Work instructions -
Copy the lines of the data below exactly, starting at the first and stopping after the line that contains "PLOT_B = 271;"; include no pictures.

Data -

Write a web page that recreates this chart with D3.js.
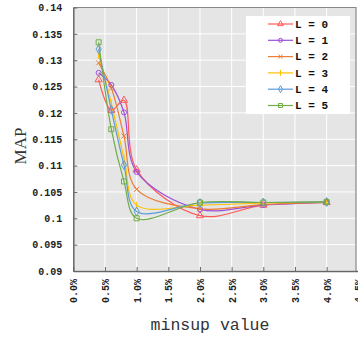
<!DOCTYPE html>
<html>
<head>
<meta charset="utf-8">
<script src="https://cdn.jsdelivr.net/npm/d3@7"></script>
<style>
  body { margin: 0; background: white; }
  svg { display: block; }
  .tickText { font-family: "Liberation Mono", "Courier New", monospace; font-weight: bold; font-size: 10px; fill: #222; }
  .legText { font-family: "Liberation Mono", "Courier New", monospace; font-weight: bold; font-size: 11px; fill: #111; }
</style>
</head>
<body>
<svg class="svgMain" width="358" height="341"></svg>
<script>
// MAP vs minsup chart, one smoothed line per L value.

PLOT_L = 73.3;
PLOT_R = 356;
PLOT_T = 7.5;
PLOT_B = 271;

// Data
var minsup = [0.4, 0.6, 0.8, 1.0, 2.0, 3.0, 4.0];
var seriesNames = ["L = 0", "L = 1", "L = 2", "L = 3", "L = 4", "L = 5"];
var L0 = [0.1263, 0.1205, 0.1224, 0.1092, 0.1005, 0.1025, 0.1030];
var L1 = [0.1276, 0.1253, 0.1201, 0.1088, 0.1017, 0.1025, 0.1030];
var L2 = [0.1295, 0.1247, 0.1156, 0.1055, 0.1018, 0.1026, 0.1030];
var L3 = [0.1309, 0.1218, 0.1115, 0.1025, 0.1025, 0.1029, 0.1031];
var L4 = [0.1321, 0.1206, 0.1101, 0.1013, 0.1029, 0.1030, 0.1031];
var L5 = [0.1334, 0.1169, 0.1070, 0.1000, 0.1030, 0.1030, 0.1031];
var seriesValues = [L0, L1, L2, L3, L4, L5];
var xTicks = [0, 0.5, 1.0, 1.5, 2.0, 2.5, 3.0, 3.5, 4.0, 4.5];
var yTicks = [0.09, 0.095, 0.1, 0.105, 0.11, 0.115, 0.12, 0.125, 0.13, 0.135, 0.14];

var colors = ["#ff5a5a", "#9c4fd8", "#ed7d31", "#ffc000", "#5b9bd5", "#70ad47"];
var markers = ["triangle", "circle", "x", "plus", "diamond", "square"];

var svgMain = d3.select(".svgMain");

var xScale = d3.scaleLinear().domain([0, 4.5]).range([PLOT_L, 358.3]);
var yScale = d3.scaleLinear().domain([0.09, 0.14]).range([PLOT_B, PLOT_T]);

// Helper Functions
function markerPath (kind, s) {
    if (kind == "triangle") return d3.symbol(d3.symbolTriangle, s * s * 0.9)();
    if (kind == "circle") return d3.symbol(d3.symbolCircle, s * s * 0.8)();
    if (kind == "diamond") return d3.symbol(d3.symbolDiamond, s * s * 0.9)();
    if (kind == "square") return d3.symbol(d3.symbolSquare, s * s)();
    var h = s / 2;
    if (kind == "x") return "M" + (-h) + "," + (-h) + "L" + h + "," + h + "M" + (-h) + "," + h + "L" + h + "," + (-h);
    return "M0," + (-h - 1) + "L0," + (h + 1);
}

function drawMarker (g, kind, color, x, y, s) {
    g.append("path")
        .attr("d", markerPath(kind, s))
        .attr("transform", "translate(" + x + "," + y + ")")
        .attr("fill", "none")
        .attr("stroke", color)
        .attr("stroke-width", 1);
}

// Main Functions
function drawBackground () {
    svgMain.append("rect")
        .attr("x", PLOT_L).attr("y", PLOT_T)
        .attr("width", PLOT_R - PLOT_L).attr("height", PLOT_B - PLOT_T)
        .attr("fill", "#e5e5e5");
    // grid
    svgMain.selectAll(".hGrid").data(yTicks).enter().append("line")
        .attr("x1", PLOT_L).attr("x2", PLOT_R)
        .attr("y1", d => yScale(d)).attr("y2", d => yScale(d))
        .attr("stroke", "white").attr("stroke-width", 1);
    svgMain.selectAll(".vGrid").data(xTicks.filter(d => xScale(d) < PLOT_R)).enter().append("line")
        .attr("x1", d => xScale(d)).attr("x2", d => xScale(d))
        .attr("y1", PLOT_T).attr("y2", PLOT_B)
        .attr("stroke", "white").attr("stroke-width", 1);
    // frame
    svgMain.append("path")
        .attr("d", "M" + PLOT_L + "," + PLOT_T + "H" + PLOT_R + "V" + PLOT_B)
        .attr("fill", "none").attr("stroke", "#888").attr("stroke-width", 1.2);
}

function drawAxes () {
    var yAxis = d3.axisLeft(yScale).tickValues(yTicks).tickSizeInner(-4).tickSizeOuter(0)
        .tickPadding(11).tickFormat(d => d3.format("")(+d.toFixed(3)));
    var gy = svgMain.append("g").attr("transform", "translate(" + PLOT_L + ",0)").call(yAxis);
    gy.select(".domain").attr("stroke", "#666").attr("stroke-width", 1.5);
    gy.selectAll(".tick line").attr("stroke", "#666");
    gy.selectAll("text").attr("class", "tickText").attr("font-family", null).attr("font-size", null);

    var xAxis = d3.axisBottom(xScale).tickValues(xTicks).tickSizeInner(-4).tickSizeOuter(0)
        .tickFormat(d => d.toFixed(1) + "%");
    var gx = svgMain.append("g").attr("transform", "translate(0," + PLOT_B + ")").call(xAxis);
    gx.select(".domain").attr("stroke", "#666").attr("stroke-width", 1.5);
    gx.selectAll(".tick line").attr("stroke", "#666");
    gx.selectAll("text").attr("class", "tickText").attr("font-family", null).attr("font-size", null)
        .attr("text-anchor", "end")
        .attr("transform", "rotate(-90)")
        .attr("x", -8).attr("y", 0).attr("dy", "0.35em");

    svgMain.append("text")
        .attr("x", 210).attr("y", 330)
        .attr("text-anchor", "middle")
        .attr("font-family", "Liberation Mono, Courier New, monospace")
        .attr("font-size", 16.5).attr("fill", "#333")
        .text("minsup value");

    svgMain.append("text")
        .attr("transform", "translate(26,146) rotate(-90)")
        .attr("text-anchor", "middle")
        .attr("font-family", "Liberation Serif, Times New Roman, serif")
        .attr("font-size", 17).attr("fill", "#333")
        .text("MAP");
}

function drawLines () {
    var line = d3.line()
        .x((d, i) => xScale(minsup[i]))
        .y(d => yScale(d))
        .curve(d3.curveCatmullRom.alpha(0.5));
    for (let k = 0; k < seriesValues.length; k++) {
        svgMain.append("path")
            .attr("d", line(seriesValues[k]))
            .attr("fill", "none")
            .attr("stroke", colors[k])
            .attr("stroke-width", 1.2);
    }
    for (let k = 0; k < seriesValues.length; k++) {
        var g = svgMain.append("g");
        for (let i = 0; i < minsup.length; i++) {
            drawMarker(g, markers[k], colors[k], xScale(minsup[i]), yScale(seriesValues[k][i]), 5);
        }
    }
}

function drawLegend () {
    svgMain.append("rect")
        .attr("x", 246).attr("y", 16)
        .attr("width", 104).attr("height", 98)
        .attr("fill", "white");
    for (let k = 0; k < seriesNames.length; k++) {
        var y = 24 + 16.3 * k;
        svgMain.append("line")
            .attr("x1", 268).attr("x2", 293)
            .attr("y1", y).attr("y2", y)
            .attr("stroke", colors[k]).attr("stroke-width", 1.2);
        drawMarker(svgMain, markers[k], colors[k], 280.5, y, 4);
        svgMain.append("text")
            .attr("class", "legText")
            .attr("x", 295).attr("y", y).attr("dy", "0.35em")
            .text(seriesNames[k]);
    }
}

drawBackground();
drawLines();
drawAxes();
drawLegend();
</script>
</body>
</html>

Written reply -
Write a web page that recreates this chart with D3.js.
<!DOCTYPE html>
<html>
<head>
<meta charset="utf-8">
<script src="https://cdn.jsdelivr.net/npm/d3@7"></script>
<style>
  body { margin: 0; background: white; }
  svg { display: block; }
  .tickText { font-family: "Liberation Mono", "Courier New", monospace; font-weight: bold; font-size: 10px; fill: #222; }
  .legText { font-family: "Liberation Mono", "Courier New", monospace; font-weight: bold; font-size: 11px; fill: #111; }
</style>
</head>
<body>
<svg class="svgMain" width="358" height="341"></svg>
<script>
// MAP vs minsup chart, one smoothed line per L value.

PLOT_L = 73.3;
PLOT_R = 356;
PLOT_T = 7.5;
PLOT_B = 271;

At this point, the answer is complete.